In every garret a laptop
The ‘networked’ student revolutionaries of today, Mason explains, are more organically linked to the working class than the student radicals of 1968. Whereas the latter sought to be the ‘detonators’ of working class revolt, the students of 2010 were ‘thoroughly embedded both in the workforce and in low-income communities’, often living ‘in close proximity to the urban poor’ (p.70).
Mason’s claim that the internet has ushered in a change in human behaviour is overstated, but contains some truth. Technology is being integrated into the social experience of millions of people across the world at an eye-watering rate. However this process is limited by the capacity of capitalism to provide continuous technological growth. If the global economy does explode as Mason suggests, such development could halt or go into reverse and then, as he says towards the end of the book, ‘the whole deal is off’ (p.191).

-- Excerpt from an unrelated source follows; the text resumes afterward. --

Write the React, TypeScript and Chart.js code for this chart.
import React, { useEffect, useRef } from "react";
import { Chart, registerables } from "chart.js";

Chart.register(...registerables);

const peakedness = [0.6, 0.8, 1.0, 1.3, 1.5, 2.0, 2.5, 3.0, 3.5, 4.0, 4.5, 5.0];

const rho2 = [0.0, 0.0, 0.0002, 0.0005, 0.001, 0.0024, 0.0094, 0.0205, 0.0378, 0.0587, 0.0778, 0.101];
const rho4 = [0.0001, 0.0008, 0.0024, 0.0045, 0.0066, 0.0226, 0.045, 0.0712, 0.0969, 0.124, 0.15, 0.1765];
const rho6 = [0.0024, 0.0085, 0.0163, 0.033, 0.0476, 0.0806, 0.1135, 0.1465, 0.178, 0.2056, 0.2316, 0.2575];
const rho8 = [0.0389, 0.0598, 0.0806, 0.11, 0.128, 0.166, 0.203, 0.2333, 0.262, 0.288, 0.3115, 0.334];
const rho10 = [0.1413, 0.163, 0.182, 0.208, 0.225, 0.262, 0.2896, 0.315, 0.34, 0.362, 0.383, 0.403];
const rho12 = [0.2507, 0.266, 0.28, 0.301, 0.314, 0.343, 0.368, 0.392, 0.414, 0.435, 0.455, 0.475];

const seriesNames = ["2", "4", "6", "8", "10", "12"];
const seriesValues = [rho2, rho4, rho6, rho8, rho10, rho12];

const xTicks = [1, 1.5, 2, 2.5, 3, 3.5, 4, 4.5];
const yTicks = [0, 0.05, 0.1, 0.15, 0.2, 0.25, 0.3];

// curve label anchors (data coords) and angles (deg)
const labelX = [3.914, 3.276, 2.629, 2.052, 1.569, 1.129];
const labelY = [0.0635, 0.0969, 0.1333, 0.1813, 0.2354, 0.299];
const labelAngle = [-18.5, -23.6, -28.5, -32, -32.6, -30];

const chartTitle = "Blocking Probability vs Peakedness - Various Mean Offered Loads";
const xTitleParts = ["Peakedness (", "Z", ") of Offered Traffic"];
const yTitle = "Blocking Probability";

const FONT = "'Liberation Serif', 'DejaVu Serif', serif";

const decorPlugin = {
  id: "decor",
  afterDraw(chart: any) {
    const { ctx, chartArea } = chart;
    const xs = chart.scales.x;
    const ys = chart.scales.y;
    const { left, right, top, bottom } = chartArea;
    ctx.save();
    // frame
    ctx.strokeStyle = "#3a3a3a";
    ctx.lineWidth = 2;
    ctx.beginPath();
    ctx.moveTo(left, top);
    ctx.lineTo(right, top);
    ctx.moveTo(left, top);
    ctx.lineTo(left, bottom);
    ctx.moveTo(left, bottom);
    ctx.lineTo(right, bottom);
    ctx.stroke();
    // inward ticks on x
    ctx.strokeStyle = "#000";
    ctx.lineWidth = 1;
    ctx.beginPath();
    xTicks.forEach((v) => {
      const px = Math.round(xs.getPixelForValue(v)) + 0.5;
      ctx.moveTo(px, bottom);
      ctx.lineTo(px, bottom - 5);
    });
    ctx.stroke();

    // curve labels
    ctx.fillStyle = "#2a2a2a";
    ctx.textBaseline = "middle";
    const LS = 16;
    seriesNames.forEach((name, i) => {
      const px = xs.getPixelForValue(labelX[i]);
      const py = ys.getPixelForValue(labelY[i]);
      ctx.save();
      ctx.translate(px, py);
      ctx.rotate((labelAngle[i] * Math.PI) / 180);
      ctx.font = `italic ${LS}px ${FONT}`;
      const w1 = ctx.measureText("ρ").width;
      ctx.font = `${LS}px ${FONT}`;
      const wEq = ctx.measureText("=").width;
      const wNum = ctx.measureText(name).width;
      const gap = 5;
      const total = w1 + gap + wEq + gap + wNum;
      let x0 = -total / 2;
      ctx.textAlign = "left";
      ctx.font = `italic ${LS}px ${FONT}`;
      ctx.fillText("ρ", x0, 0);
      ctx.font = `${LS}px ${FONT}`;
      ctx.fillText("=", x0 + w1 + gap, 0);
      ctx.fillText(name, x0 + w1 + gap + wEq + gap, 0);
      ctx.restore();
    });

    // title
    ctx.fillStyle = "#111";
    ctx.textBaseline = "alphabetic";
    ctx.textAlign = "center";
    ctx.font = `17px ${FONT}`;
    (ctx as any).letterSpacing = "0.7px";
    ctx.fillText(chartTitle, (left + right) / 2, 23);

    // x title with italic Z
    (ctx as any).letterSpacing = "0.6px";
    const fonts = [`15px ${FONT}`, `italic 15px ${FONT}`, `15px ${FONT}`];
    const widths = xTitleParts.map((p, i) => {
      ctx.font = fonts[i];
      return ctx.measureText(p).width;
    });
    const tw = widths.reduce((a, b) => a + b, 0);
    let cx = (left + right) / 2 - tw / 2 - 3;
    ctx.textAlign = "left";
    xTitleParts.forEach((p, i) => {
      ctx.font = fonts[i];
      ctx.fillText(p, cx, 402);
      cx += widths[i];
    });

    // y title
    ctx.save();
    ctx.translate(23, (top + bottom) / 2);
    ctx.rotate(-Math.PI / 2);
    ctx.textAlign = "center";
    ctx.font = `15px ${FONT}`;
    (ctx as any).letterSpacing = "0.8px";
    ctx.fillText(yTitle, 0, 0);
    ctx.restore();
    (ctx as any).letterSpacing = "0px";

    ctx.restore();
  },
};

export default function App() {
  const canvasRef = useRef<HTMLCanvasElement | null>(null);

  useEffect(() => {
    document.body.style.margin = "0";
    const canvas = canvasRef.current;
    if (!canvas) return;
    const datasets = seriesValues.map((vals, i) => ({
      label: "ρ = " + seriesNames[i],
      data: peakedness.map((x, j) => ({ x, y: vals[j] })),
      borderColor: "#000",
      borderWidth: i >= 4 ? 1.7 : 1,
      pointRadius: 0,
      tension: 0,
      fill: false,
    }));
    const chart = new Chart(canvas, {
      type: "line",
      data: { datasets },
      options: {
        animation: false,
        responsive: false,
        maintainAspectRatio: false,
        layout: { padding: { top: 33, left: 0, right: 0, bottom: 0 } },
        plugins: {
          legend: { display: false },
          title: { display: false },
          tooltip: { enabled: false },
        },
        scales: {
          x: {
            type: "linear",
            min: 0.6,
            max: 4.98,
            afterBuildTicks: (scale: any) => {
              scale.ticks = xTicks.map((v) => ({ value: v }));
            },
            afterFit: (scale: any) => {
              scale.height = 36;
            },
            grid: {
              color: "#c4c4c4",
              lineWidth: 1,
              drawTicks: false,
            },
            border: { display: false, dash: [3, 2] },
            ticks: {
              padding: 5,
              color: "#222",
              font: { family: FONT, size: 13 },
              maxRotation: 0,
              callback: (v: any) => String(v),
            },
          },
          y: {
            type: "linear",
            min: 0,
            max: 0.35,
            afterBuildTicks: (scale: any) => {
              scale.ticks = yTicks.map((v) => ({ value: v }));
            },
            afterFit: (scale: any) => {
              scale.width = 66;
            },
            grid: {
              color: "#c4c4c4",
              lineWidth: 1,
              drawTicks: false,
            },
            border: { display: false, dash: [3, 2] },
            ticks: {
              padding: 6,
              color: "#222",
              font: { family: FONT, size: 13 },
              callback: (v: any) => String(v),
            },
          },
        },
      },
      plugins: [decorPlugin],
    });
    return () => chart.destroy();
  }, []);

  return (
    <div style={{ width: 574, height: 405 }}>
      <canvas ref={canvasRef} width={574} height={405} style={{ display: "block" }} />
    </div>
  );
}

Social media is also limited by the state’s ability to switch it off, as Mubarak did in Egypt, by putting in a series of ‘analogue’ phone calls to service providers. The interesting unintended consequence of this was to compel people to leave their homes and internet cafés to see what was actually going on the streets of Egypt, thereby swelling the ranks of the people in Tahrir Square.
Claiming the primacy of social media in the Egyptian revolution also downplays a decade of trade union activism, underground conferences, and radical organisation. In the run-up to the 25th January demonstration, secret leafleting ‘rehearsals’ and mock demos worked out the logistics of revolt in painstaking detail.
The use of PA systems in mosques to deploy popular militias to tackle thugs and looters is also absent from the picture, which is more complicated and intricate than the ‘networked revolution’ narrative allows for. But it would be a big mistake for the left to turn their noses up at the importance of social media. The ‘networked’ activists of Egypt, as in Yemen and elsewhere, were in one sense a kind of ‘vanguard’ bringing other sections of society out on to the streets. However, it is important to stress that there is much more to the picture.
As Mason says, ‘the Egyptian revolution may have begun on Facebook’, but once social forces like the slum dwellers of Cairo were mobilised, ‘that was the point that things got serious for Hosni Mubarak’ (p.6). This is an engaging and thought-provoking examination of the global revolt. What are needed now are serious answers to the questions posed here that can further advance the struggle for radical change.